#### Data section
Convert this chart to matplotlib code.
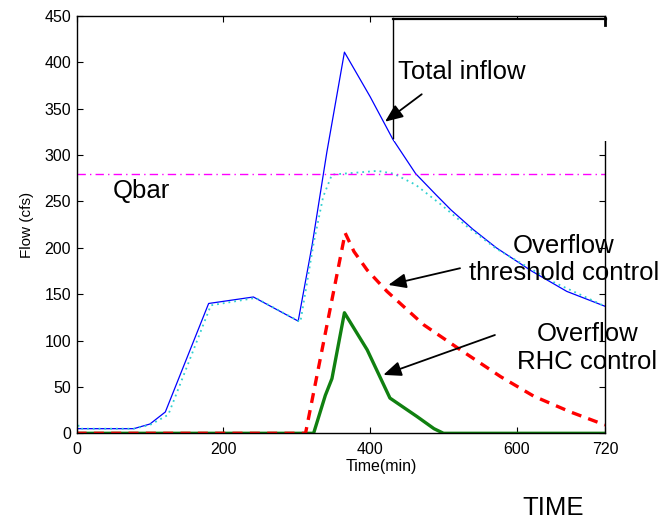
import matplotlib
matplotlib.use('Agg')
import matplotlib.pyplot as plt
from matplotlib.patches import Rectangle
from matplotlib.lines import Line2D

plt.rcParams['font.family'] = ['Liberation Sans', 'DejaVu Sans']

# total inflow (blue)
t_in = [0, 78, 100, 121, 180, 241, 302, 321, 341, 365, 400, 431, 462, 490, 510, 540, 572, 620, 668, 720]
q_in = [5, 5, 10, 23, 140, 147, 121, 203, 303, 411, 363, 317, 280, 257, 241, 220, 200, 175, 153, 137]

# outflow (cyan dotted)
t_out = [0, 4, 78, 100, 125, 183, 244, 305, 323, 336, 348, 380, 410, 432, 462, 496, 532, 572, 650, 720]
q_out = [15, 5, 5, 9, 20, 138, 146, 120, 205, 255, 279, 281, 283, 280, 268, 247, 223, 199, 163, 137]

# Qbar
qbar = 280

# overflow, threshold control (red dashed)
t_thr = [0, 312, 366, 378, 396, 423, 473, 523, 578, 623, 673, 720]
q_thr = [0, 0, 216, 196, 176, 153, 117, 90, 61, 40, 23, 9]

# overflow, RHC control (green)
t_rhc = [0, 323, 339, 348, 365, 396, 427, 464, 487, 500, 720]
q_rhc = [0, 0, 41, 59, 130, 90, 38, 18, 5, 0, 0]

xticks = [0, 200, 400, 600, 720]
yticks = [0, 50, 100, 150, 200, 250, 300, 350, 400, 450]

fig = plt.figure(figsize=(6.7, 5.19), dpi=100)
ax = fig.add_axes([0.1142, 0.1651, 0.7888, 0.8041])

ax.plot(t_in, q_in, color='#0000ff', lw=0.9)
ax.plot(t_out, q_out, color='#30d0d0', lw=1.3, linestyle=(0, (1, 2.2)))
ax.plot([0, 720], [qbar, qbar], color='#ff00ff', lw=1.0, linestyle=(0, (6, 3, 1, 3)))
ax.plot(t_rhc, q_rhc, color='#108010', lw=2.4)
ax.plot(t_thr, q_thr, color='#ff0000', lw=2.4, linestyle=(0, (3, 2.2)))

ax.set_xlim(0, 720)
ax.set_ylim(0, 450)
ax.set_xticks(xticks)
ax.set_yticks(yticks)
ax.tick_params(direction='in', top=True, right=True, length=4, width=0.8,
               labelsize=11.5, pad=6)
ax.tick_params(axis='y', pad=4)
for s in ax.spines.values():
    s.set_linewidth(1.0)

ax.set_xlabel('Time(min)', fontsize=11.5)
ax.xaxis.set_label_coords(0.5775, -0.062)
ax.set_ylabel('Flow (cfs)', fontsize=11)
ax.yaxis.set_label_coords(-0.080, 0.5)

# odd white box at the top right
def fx(px):
    return px / 670.0

def fy(py):
    return 1 - py / 519.0

ax.add_patch(Rectangle((fx(393.5), fy(141)), fx(610) - fx(393.5), fy(19) - fy(141),
                       transform=fig.transFigure, facecolor='white', edgecolor='none',
                       clip_on=False, zorder=2.6))
for xs, ys, w in [([393, 393], [18, 138], 1.0),
                  ([393, 605.5], [18.5, 18.5], 1.6),
                  ([604.5, 604.5], [18, 25], 2.0)]:
    ax.add_line(Line2D([fx(x) for x in xs], [fy(y) for y in ys], color='k', lw=w,
                       transform=fig.transFigure, clip_on=False, zorder=2.7))

arrow = dict(arrowstyle='-|>,head_length=0.6,head_width=0.25', color='k', lw=1.3,
             mutation_scale=18, shrinkA=0, shrinkB=0)

ax.text(88, 261.5, 'Qbar', fontsize=18.5, ha='center', va='center', zorder=4)

ax.text(525, 389.6, 'Total inflow', fontsize=18.5, ha='center', va='center', zorder=4)
ax.annotate('', xy=(420.3, 336), xytext=(470.3, 365.6), arrowprops=arrow,
            annotation_clip=False, zorder=4)

ax.text(664, 187.4, 'Overflow\nthreshold control', fontsize=18.5, ha='center',
        va='center', multialignment='center', zorder=4, clip_on=False)
ax.annotate('', xy=(424.8, 160), xytext=(522.5, 178), arrowprops=arrow,
            annotation_clip=False, zorder=4)

ax.text(696, 92, 'Overflow\nRHC control', fontsize=18.5, ha='center',
        va='center', multialignment='center', zorder=4, clip_on=False)
ax.annotate('', xy=(418, 63), xytext=(570, 106), arrowprops=arrow,
            annotation_clip=False, zorder=4)

fig.text(553 / 670, 1 - 508 / 519, 'TIME', fontsize=18.5, ha='center', va='center')

fig.savefig('out.png', dpi=100)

#### Stated goal
Repeat only the lines from the beginning of the material through the line containing "plt.rcParams['font.family'] = ['Liberation", both ends kept, leaving pictures out.

#### Exercise solution
Convert this chart to matplotlib code.
import matplotlib
matplotlib.use('Agg')
import matplotlib.pyplot as plt
from matplotlib.patches import Rectangle
from matplotlib.lines import Line2D

plt.rcParams['font.family'] = ['Liberation Sans', 'DejaVu Sans']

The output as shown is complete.